Repeat all the material exactly; pictures stay out of your copy.

== == ==

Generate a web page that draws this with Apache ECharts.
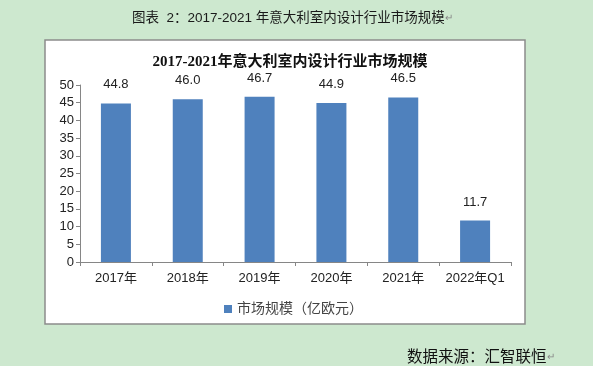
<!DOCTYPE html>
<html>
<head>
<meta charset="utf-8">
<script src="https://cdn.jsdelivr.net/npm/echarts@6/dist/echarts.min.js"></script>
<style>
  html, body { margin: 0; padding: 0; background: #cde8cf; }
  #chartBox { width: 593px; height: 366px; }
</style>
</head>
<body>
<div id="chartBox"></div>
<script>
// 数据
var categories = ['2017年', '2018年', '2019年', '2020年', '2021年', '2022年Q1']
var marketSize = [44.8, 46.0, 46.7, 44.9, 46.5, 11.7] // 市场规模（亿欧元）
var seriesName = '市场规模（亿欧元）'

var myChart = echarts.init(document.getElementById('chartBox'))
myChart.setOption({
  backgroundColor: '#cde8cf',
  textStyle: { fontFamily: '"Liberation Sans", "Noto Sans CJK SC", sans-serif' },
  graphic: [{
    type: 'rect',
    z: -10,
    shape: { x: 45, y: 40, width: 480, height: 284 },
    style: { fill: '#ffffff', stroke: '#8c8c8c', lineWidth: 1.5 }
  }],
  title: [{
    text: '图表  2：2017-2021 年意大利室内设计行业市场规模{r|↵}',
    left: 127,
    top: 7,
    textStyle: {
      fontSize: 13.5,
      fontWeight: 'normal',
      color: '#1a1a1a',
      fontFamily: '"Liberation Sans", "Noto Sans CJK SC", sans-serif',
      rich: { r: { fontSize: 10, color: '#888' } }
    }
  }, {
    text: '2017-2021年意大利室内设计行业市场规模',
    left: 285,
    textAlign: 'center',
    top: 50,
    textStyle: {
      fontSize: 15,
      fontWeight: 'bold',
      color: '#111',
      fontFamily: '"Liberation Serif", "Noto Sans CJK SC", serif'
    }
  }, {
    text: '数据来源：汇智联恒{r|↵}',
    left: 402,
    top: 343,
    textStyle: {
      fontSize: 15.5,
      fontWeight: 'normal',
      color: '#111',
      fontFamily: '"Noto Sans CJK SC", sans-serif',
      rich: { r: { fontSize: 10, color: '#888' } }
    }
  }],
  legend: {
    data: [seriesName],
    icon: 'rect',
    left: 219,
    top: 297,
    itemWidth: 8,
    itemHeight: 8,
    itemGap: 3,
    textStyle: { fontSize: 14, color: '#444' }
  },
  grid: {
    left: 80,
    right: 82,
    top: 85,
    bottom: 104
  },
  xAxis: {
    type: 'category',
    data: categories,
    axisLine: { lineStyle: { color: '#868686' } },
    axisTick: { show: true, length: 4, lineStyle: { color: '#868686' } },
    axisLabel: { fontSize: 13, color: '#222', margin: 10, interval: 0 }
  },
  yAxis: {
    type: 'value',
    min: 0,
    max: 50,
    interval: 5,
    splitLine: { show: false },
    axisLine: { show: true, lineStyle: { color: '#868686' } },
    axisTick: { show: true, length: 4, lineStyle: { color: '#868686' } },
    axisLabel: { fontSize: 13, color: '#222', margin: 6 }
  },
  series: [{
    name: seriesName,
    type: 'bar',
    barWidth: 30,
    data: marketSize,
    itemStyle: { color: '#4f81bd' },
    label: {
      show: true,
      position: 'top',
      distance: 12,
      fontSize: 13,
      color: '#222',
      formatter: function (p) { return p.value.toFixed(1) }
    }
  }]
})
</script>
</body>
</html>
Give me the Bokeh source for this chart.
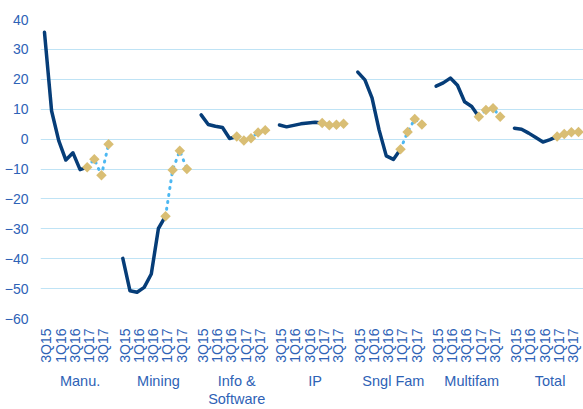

== == ==

▶ Task response:
Generate a web page that draws this with Apache ECharts.
<!DOCTYPE html>
<html>
<head>
<meta charset="utf-8">
<script src="https://cdn.jsdelivr.net/npm/echarts@6/dist/echarts.min.js"></script>
<style>
  html, body { margin: 0; padding: 0; background: #cde8cf; }
  #chartBox { width: 593px; height: 366px; }
</style>
</head>
<body>
<div id="chartBox"></div>
<script>
// 数据
var categories = ['2017年', '2018年', '2019年', '2020年', '2021年', '2022年Q1']
var marketSize = [44.8, 46.0, 46.7, 44.9, 46.5, 11.7] // 市场规模（亿欧元）
var seriesName = '市场规模（亿欧元）'

var myChart = echarts.init(document.getElementById('chartBox'))
myChart.setOption({
  backgroundColor: '#cde8cf',
  textStyle: { fontFamily: '"Liberation Sans", "Noto Sans CJK SC", sans-serif' },
  graphic: [{
    type: 'rect',
    z: -10,
    shape: { x: 45, y: 40, width: 480, height: 284 },
    style: { fill: '#ffffff', stroke: '#8c8c8c', lineWidth: 1.5 }
  }],
  title: [{
    text: '图表  2：2017-2021 年意大利室内设计行业市场规模{r|↵}',
    left: 127,
    top: 7,
    textStyle: {
      fontSize: 13.5,
      fontWeight: 'normal',
      color: '#1a1a1a',
      fontFamily: '"Liberation Sans", "Noto Sans CJK SC", sans-serif',
      rich: { r: { fontSize: 10, color: '#888' } }
    }
  }, {
    text: '2017-2021年意大利室内设计行业市场规模',
    left: 285,
    textAlign: 'center',
    top: 50,
    textStyle: {
      fontSize: 15,
      fontWeight: 'bold',
      color: '#111',
      fontFamily: '"Liberation Serif", "Noto Sans CJK SC", serif'
    }
  }, {
    text: '数据来源：汇智联恒{r|↵}',
    left: 402,
    top: 343,
    textStyle: {
      fontSize: 15.5,
      fontWeight: 'normal',
      color: '#111',
      fontFamily: '"Noto Sans CJK SC", sans-serif',
      rich: { r: { fontSize: 10, color: '#888' } }
    }
  }],
  legend: {
    data: [seriesName],
    icon: 'rect',
    left: 219,
    top: 297,
    itemWidth: 8,
    itemHeight: 8,
    itemGap: 3,
    textStyle: { fontSize: 14, color: '#444' }
  },
  grid: {
    left: 80,
    right: 82,
    top: 85,
    bottom: 104
  },
  xAxis: {
    type: 'category',
    data: categories,
    axisLine: { lineStyle: { color: '#868686' } },
    axisTick: { show: true, length: 4, lineStyle: { color: '#868686' } },
    axisLabel: { fontSize: 13, color: '#222', margin: 10, interval: 0 }
  },
  yAxis: {
    type: 'value',
    min: 0,
    max: 50,
    interval: 5,
    splitLine: { show: false },
    axisLine: { show: true, lineStyle: { color: '#868686' } },
    axisTick: { show: true, length: 4, lineStyle: { color: '#868686' } },
    axisLabel: { fontSize: 13, color: '#222', margin: 6 }
  },
  series: [{
    name: seriesName,
    type: 'bar',
    barWidth: 30,
    data: marketSize,
    itemStyle: { color: '#4f81bd' },
    label: {
      show: true,
      position: 'top',
      distance: 12,
      fontSize: 13,
      color: '#222',
      formatter: function (p) { return p.value.toFixed(1) }
    }
  }]
})
</script>
</body>
</html>
Give me the Bokeh source for this chart.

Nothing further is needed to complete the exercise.